Start of Data in this exercise

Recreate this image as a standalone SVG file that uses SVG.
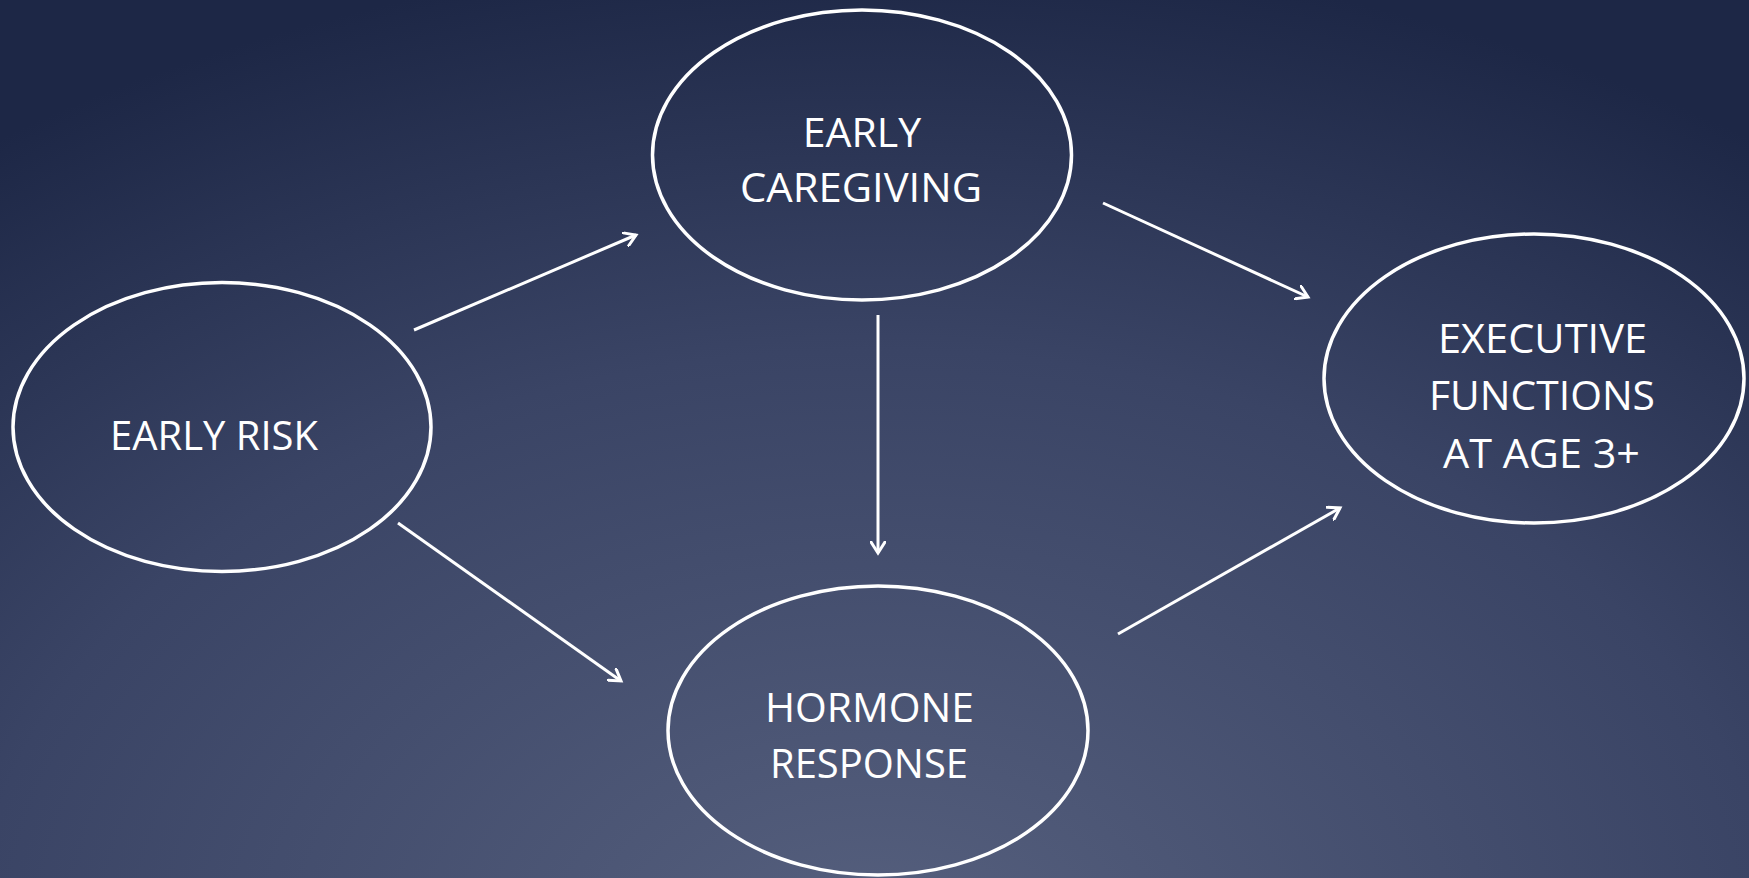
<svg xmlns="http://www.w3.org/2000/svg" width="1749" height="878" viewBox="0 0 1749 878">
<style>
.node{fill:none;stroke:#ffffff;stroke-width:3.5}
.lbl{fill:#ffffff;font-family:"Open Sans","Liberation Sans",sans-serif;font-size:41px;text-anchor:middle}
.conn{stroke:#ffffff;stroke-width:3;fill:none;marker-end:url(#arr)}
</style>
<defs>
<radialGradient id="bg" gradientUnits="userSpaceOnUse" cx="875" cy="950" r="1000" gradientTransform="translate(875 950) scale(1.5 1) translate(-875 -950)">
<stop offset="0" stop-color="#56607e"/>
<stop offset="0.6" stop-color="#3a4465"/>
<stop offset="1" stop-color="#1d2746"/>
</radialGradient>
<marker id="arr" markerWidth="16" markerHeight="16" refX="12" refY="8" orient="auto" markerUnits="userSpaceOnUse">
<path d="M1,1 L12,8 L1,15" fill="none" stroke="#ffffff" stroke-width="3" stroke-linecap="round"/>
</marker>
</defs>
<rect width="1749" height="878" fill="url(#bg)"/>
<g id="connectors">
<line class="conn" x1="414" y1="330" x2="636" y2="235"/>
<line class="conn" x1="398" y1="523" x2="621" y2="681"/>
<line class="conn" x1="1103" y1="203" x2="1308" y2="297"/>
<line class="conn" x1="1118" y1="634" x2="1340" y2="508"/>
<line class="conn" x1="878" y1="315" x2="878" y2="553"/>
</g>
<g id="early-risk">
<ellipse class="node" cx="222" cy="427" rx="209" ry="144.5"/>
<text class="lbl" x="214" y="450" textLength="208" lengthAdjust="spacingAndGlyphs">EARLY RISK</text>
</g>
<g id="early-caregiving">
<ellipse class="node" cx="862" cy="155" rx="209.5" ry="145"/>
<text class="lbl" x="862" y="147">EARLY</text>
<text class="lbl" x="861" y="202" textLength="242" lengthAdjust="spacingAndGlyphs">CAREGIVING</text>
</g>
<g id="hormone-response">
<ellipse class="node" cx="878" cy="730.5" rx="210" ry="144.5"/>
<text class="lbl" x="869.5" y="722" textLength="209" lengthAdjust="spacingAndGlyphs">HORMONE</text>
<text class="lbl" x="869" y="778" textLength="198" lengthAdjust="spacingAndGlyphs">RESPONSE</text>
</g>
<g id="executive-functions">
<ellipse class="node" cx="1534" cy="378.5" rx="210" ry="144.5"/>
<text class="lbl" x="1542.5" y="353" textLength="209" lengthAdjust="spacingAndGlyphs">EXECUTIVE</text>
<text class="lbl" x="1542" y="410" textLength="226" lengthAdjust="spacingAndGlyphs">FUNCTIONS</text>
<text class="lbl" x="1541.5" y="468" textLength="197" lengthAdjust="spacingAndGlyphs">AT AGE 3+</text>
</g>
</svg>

End of Data in this exercise
Start of Data in this exercise

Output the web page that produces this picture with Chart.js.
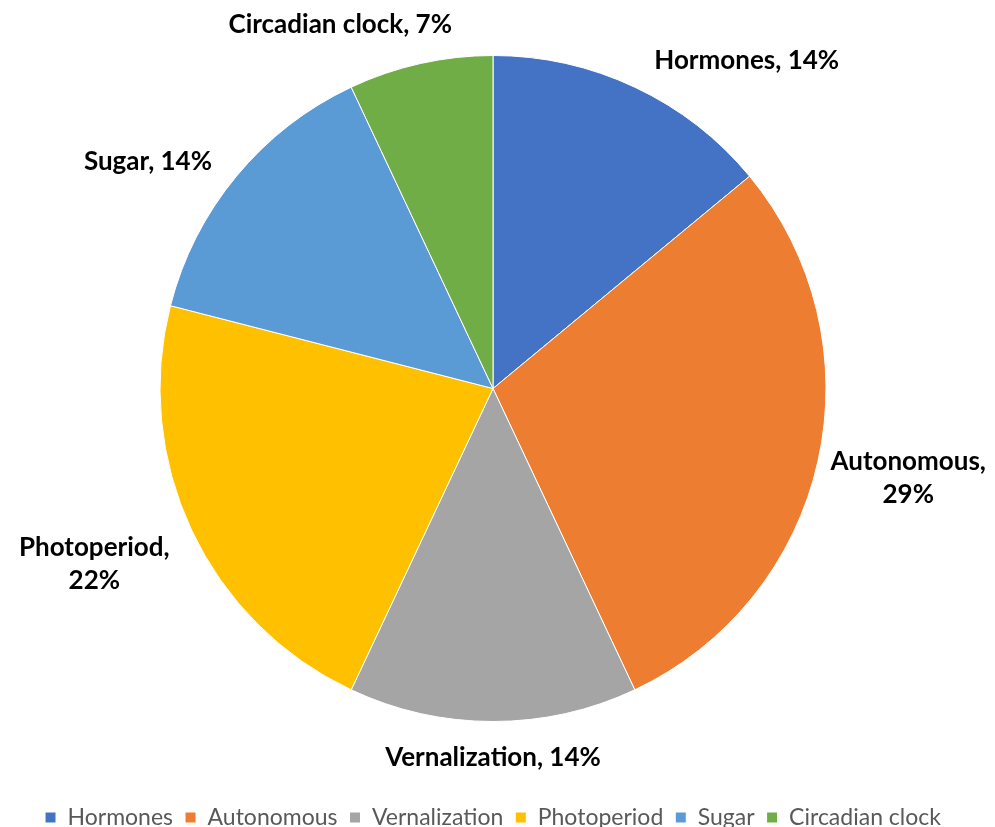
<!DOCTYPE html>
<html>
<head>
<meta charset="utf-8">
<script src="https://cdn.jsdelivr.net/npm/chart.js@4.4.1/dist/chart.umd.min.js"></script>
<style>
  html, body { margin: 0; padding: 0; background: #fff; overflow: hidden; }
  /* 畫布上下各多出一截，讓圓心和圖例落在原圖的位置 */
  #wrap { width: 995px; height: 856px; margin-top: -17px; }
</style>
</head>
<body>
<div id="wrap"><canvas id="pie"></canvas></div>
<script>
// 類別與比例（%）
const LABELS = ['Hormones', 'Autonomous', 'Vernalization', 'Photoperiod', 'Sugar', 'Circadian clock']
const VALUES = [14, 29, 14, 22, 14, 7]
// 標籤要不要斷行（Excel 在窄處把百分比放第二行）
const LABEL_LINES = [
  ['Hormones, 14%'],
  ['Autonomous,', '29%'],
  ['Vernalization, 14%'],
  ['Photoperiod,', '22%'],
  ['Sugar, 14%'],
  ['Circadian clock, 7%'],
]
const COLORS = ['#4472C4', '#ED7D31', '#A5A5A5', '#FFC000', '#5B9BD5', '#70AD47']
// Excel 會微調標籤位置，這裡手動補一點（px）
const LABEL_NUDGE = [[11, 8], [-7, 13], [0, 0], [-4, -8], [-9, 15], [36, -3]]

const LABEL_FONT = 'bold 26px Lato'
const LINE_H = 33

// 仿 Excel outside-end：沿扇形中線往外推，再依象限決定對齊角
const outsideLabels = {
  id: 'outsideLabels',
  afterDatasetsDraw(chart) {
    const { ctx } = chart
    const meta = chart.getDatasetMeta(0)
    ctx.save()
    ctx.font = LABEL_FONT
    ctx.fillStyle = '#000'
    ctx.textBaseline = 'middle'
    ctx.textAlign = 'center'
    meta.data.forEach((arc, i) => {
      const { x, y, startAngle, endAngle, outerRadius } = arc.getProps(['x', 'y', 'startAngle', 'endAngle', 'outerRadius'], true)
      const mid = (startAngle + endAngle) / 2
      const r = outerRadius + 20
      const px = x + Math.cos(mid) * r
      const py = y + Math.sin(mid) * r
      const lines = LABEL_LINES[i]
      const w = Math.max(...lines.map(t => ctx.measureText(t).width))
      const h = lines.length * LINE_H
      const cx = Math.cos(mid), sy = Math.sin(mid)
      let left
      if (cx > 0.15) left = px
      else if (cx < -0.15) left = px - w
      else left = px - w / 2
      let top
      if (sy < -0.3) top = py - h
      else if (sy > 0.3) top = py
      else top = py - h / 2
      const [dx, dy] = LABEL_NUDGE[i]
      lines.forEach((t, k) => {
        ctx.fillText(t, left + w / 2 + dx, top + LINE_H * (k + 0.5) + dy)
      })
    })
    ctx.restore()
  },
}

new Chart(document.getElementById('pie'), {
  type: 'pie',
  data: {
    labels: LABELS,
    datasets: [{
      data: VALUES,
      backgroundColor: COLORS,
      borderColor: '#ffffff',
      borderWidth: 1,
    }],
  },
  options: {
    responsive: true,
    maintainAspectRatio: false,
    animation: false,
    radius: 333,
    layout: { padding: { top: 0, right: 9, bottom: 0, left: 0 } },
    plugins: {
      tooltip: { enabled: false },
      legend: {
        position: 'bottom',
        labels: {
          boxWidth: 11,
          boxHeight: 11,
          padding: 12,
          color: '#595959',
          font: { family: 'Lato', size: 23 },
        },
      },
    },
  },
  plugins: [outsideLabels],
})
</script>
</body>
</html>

End of Data in this exercise
Start of Data in this exercise

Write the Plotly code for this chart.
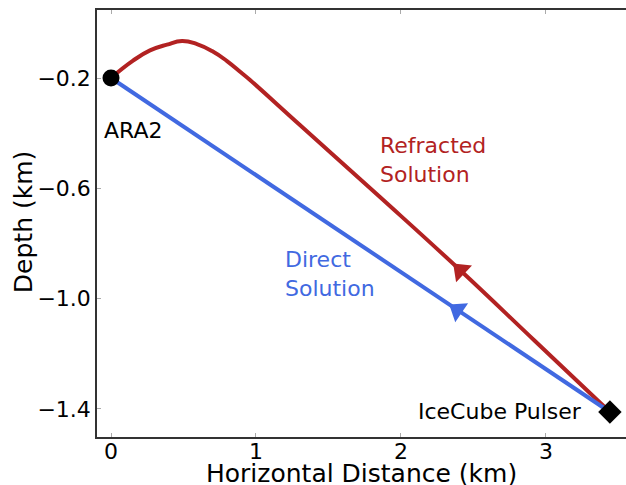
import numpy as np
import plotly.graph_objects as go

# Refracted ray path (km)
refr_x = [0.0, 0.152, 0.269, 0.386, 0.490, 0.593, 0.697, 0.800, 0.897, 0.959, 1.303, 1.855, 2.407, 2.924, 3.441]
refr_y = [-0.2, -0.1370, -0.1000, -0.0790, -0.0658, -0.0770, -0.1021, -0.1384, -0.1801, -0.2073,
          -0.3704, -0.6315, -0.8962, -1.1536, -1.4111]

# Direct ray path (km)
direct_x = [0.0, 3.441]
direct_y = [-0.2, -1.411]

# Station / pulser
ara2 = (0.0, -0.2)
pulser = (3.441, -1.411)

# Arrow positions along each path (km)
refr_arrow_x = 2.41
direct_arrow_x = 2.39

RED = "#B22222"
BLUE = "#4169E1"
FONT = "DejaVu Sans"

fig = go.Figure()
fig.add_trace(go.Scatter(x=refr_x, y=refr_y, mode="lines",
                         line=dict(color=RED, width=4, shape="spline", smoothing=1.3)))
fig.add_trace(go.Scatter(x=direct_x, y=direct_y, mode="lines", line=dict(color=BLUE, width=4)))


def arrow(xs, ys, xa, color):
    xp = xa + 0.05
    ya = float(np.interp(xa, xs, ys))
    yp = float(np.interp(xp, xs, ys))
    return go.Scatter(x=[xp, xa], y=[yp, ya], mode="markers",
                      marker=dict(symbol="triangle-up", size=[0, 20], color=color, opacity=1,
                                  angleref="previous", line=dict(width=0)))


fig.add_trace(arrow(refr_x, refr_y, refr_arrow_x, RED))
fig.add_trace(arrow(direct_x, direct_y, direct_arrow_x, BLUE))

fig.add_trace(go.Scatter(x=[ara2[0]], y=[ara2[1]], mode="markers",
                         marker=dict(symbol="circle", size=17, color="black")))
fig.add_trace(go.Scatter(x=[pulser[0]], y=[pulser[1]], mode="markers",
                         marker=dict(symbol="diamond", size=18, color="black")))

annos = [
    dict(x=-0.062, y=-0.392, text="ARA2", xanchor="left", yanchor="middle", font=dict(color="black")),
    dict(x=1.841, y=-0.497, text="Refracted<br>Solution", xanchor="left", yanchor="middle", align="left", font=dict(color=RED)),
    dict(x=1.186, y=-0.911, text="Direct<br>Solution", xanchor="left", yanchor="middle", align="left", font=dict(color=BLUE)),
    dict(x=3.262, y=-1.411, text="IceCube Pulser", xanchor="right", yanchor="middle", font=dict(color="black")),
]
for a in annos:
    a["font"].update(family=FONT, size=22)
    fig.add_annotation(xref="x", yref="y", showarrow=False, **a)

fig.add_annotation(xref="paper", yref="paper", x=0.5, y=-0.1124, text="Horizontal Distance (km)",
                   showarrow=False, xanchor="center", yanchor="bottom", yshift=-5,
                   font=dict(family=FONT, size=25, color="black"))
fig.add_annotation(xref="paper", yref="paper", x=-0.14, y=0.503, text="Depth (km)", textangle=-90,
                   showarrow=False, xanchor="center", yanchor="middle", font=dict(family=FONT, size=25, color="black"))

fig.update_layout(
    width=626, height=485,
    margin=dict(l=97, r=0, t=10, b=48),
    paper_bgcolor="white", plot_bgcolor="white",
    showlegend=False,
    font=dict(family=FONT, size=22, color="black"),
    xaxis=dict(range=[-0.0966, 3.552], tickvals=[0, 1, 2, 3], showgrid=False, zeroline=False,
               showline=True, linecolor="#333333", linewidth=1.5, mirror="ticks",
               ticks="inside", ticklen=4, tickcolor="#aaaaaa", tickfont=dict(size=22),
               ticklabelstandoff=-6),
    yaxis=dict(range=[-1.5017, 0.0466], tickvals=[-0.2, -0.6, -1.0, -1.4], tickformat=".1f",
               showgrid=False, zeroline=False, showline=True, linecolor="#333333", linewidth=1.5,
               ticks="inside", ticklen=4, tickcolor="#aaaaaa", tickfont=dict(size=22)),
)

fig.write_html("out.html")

End of Data in this exercise

* Exercise details:
Scan the data above; copy every line where "that" appears.

* Answer below:
Recreate this image as a standalone SVG file that uses SVG.
Output the web page that produces this picture with Chart.js.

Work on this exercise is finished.